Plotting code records
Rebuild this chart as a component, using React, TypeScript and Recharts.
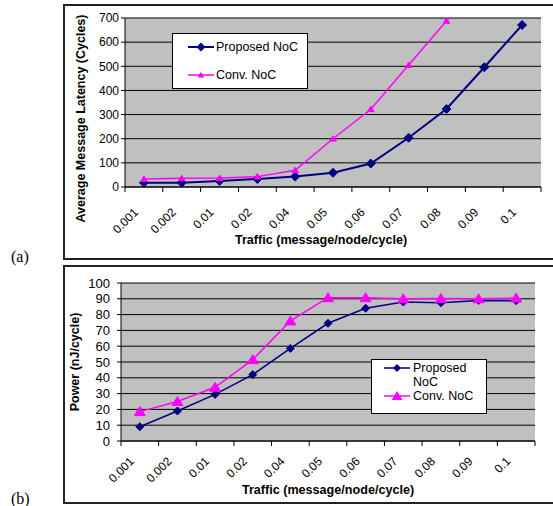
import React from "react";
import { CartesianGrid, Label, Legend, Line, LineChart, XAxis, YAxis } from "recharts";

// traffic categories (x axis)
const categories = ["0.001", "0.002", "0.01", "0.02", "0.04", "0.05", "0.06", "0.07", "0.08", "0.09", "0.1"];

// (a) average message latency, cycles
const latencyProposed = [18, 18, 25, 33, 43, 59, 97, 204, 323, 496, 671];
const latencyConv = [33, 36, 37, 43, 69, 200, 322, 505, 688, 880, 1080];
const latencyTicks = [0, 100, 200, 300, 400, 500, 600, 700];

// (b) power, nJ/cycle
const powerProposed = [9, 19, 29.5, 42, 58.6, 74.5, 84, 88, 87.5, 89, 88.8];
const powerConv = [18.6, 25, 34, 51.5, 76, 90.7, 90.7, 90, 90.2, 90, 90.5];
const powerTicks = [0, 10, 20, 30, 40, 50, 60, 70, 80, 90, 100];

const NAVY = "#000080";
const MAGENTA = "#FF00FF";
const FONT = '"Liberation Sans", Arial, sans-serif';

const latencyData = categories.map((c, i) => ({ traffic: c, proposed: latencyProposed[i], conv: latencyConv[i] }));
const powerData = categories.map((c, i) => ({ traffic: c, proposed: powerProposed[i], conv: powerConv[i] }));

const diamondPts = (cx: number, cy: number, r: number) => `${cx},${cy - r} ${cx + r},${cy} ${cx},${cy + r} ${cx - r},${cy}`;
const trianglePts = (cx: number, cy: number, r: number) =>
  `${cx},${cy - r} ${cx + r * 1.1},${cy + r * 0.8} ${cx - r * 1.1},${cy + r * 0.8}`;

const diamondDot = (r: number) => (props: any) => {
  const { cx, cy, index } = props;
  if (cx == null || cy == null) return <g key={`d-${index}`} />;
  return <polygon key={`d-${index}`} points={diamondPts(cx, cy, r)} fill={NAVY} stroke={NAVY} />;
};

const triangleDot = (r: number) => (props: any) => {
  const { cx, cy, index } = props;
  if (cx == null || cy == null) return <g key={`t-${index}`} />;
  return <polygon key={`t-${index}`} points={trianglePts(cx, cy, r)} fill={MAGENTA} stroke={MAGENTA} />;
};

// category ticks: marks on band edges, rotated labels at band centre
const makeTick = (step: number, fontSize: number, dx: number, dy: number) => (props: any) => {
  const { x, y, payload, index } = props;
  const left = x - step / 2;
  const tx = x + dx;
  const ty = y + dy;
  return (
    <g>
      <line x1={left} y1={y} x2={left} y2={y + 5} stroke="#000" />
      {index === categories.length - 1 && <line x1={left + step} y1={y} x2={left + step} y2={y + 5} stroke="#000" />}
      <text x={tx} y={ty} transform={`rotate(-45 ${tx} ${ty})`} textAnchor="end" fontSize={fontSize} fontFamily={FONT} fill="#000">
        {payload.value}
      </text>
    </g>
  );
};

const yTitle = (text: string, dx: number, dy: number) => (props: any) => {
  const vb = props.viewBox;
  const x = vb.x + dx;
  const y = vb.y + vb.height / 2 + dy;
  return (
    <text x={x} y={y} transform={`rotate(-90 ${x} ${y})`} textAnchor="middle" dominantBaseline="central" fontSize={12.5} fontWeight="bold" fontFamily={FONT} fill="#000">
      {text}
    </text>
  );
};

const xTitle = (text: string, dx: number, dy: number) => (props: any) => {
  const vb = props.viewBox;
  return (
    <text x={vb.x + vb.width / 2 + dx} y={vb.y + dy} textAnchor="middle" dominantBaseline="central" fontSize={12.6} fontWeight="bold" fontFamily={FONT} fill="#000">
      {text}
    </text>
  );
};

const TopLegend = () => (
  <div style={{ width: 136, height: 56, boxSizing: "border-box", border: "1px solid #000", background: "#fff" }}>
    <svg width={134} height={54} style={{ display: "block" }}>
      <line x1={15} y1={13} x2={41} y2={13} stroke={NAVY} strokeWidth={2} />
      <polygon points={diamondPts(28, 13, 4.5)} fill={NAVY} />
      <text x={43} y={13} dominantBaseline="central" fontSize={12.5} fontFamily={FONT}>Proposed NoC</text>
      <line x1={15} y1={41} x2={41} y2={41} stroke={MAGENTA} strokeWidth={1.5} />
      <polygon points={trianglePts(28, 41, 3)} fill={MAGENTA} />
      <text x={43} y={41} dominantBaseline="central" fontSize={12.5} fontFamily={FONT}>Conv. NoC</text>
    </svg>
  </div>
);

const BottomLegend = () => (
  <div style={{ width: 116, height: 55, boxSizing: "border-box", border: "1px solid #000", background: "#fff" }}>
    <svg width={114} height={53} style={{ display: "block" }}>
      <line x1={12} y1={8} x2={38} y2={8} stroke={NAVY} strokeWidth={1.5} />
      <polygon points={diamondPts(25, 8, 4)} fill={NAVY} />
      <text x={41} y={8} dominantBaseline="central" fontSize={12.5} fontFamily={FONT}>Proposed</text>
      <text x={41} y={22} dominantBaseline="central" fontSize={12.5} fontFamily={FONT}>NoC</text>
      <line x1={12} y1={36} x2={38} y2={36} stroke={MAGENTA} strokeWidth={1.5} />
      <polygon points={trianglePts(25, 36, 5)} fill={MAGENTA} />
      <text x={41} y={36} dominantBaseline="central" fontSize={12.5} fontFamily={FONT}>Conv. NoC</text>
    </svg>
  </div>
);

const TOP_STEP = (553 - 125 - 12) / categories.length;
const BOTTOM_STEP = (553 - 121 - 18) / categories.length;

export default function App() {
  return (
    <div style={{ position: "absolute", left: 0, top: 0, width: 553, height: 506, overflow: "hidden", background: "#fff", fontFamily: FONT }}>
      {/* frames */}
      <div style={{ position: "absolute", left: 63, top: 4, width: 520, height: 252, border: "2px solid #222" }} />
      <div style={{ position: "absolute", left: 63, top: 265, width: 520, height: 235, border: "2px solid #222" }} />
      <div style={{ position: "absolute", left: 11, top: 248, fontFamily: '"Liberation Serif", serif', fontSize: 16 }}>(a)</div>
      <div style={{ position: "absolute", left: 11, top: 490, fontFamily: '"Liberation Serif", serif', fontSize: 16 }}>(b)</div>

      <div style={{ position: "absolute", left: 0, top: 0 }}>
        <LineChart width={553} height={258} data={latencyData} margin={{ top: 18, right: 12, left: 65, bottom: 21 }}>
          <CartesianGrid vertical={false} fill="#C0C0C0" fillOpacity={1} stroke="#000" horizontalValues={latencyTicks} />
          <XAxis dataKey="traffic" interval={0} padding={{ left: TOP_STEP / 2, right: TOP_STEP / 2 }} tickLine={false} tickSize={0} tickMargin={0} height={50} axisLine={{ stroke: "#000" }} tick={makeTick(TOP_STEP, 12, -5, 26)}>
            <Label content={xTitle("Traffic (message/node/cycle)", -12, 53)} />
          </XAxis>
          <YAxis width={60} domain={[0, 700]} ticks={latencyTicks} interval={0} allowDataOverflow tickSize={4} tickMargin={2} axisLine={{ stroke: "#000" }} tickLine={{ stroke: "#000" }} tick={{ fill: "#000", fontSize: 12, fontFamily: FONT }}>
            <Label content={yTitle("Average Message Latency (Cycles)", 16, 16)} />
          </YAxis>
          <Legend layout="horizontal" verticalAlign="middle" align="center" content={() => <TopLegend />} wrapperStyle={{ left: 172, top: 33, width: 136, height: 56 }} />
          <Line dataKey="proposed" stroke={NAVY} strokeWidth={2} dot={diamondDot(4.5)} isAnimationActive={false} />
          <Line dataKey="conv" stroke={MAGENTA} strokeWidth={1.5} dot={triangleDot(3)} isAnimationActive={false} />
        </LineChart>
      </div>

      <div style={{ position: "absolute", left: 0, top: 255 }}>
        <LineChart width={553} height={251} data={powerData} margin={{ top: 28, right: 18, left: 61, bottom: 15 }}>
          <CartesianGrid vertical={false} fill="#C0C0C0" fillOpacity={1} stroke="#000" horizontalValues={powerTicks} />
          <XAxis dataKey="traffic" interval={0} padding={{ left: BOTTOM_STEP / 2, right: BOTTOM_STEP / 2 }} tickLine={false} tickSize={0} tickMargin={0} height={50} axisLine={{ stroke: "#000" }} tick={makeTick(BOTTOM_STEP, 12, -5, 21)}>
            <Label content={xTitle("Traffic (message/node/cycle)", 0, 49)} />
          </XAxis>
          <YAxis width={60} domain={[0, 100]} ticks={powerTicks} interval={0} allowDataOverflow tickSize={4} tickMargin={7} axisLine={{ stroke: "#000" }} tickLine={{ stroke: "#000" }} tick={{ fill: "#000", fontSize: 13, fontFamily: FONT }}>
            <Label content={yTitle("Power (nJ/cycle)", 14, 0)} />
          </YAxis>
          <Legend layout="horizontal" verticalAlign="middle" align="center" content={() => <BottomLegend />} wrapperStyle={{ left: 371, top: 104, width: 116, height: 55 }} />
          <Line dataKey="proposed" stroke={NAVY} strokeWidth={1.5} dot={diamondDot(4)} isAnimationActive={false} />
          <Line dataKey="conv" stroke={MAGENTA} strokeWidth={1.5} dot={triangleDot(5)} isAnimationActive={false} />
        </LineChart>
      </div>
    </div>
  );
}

==

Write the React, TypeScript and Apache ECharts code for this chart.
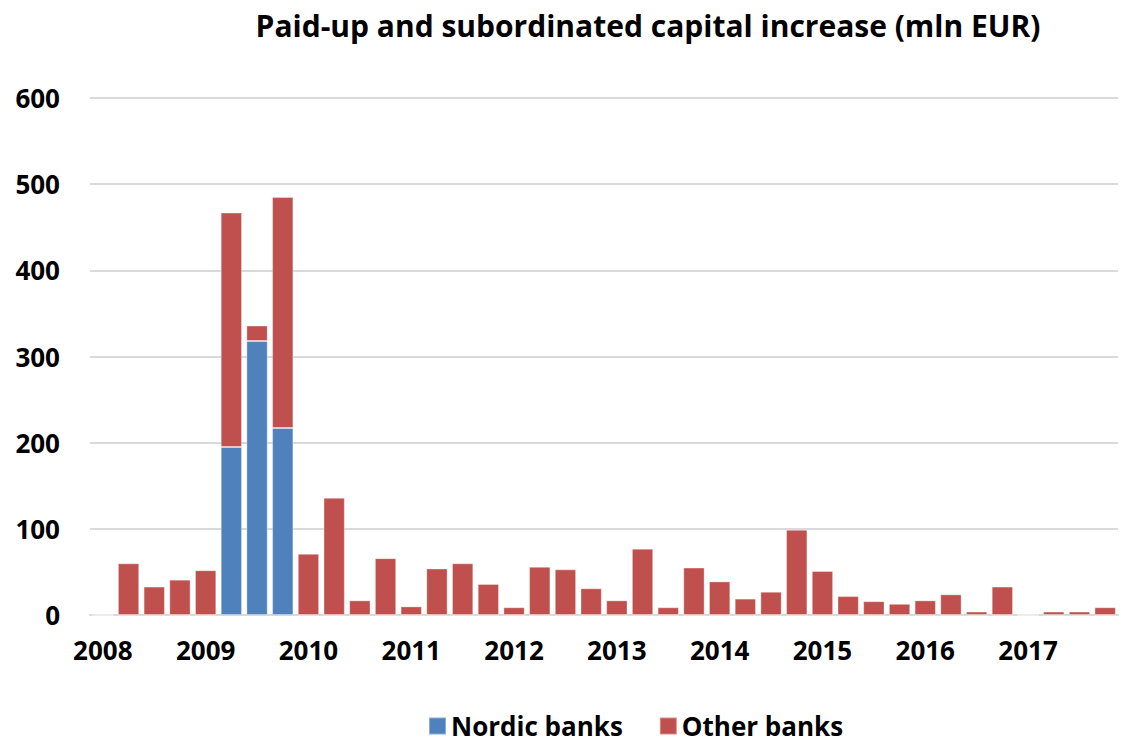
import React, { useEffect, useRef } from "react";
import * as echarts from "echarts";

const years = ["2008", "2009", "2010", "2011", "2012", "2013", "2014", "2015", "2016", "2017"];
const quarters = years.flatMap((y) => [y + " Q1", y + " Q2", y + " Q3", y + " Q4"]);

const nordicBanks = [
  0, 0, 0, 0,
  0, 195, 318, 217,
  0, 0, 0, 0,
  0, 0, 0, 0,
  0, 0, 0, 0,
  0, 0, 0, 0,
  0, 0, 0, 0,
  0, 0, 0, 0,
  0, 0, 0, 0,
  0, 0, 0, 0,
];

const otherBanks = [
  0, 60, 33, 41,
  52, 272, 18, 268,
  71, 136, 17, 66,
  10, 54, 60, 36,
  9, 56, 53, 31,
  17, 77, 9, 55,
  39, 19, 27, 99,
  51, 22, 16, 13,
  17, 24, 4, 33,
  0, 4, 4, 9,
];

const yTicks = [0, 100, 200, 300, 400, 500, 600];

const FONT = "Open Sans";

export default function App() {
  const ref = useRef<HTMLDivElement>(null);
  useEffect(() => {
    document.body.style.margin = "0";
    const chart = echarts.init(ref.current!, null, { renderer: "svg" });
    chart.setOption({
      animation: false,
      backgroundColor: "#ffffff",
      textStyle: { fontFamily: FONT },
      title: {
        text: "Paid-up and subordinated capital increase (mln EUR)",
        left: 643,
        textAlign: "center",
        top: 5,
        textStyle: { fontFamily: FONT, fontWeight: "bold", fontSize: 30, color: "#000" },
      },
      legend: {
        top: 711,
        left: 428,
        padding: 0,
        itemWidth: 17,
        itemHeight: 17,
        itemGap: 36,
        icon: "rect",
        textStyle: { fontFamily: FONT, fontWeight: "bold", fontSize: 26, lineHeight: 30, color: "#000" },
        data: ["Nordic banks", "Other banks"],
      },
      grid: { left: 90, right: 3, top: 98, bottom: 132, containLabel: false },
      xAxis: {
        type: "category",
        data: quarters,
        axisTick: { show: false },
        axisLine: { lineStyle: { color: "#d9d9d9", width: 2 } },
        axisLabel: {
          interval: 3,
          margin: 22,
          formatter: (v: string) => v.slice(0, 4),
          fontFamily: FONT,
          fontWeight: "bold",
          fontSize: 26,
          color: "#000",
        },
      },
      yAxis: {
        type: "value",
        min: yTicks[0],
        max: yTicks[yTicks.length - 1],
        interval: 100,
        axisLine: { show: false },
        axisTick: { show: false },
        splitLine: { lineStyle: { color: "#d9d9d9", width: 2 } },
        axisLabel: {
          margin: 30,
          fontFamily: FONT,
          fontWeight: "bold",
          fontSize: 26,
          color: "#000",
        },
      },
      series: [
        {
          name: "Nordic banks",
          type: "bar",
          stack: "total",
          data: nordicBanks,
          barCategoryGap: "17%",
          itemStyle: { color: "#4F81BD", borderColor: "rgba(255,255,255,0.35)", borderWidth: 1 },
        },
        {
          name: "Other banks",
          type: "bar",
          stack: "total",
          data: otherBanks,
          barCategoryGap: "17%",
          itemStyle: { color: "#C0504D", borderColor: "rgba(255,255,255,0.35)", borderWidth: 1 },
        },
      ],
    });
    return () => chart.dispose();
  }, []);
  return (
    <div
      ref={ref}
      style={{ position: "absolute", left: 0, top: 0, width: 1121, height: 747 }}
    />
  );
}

Exercise objective: Transcribe only the lines above that start at the line containing "Rebuild this chart" and end at the line containing "LineChart, XAxis, YAxis". Omit pictures.

Finished task:
Rebuild this chart as a component, using React, TypeScript and Recharts.
import React from "react";
import { CartesianGrid, Label, Legend, Line, LineChart, XAxis, YAxis } from "recharts";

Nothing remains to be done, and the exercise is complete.